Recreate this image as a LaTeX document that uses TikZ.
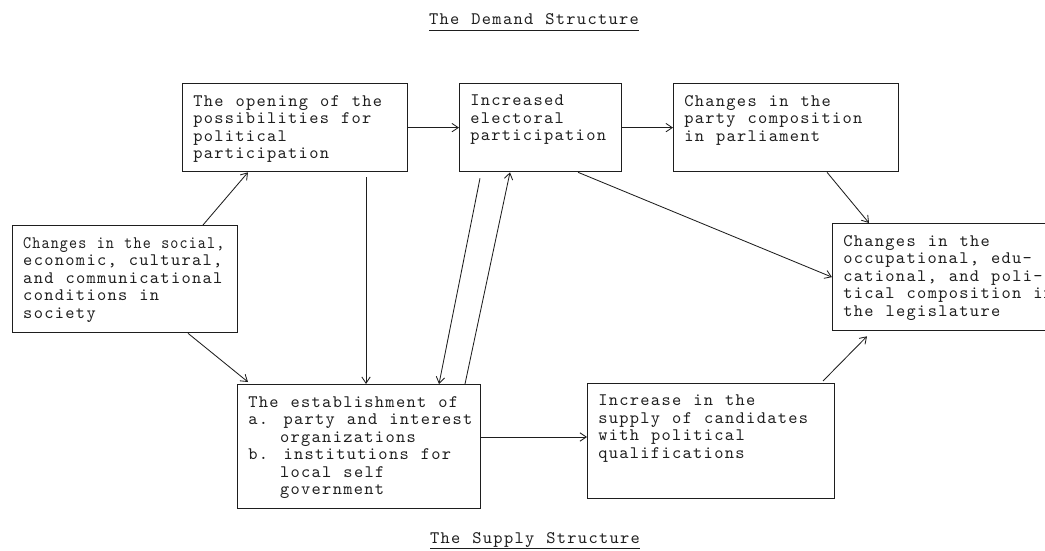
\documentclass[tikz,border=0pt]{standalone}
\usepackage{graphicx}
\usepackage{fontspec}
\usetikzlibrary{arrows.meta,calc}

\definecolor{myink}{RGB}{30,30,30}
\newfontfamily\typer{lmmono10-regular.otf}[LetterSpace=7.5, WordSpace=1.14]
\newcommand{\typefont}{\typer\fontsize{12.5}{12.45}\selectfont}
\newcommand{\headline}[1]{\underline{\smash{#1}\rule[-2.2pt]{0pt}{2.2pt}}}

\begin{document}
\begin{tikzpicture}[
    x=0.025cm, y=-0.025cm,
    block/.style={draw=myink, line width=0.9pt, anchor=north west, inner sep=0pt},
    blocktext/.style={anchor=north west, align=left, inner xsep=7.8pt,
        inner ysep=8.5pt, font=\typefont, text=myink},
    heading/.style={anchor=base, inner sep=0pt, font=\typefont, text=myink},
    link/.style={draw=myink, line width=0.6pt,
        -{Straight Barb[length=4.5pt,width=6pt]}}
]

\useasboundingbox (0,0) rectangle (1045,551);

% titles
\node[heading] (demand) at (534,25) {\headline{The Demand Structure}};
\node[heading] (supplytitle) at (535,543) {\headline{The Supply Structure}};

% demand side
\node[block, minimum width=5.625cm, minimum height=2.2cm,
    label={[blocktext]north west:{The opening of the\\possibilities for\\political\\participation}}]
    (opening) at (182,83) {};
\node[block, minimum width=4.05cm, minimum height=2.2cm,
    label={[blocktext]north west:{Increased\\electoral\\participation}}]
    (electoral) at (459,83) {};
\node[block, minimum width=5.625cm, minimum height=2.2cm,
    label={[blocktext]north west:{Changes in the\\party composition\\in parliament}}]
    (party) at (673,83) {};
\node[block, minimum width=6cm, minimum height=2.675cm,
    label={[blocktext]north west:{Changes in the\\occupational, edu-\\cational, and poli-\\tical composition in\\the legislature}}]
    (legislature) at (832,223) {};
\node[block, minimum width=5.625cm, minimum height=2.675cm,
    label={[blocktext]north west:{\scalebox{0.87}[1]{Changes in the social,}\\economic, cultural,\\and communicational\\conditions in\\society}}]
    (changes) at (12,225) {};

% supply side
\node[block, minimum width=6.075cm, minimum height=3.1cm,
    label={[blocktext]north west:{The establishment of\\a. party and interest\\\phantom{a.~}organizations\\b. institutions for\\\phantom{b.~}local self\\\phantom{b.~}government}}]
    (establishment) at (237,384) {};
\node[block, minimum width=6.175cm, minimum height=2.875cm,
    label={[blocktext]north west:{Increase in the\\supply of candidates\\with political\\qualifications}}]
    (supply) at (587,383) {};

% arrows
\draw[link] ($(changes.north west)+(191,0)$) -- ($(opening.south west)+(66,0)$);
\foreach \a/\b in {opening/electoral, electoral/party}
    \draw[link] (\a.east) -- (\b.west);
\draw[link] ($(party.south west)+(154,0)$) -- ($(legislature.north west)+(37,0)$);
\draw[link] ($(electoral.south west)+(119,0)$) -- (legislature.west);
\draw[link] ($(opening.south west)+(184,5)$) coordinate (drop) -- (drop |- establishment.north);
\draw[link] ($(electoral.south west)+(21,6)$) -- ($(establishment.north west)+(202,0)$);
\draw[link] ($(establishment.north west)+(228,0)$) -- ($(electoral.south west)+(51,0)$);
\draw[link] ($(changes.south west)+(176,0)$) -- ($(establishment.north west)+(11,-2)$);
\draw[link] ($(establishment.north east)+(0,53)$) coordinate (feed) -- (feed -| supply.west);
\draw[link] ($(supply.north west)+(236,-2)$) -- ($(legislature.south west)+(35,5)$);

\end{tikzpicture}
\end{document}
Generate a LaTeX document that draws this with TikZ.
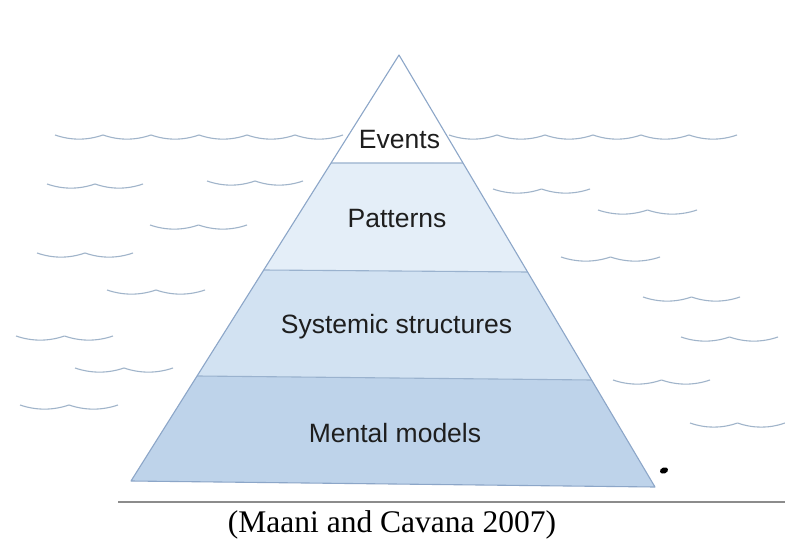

---

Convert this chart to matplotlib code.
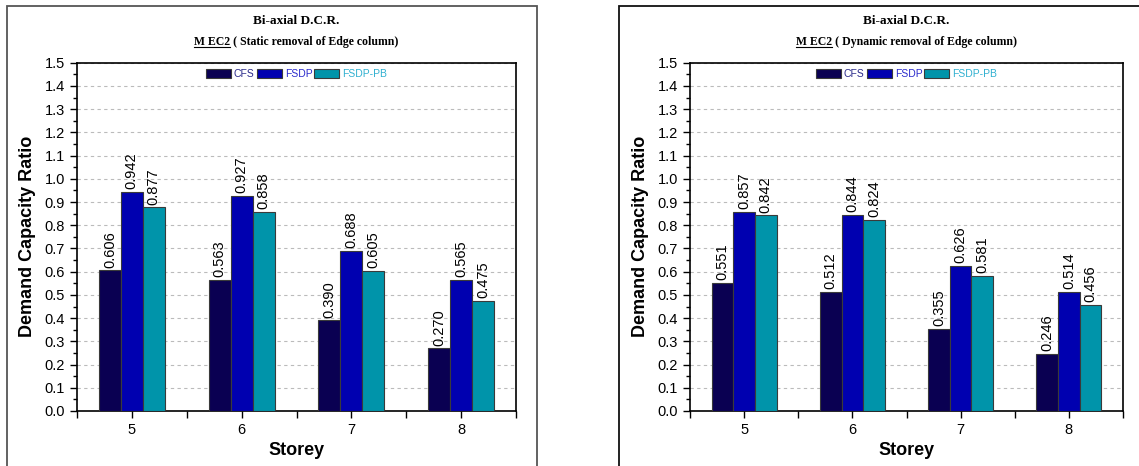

[WHAT IS NEEDED]
Copy all lines in the listing above where the string "this" appears.

[SOLVED PROBLEM]
Recreate this image as a LaTeX document that uses TikZ.
Generate a LaTeX document that draws this with TikZ.
Convert this chart to matplotlib code.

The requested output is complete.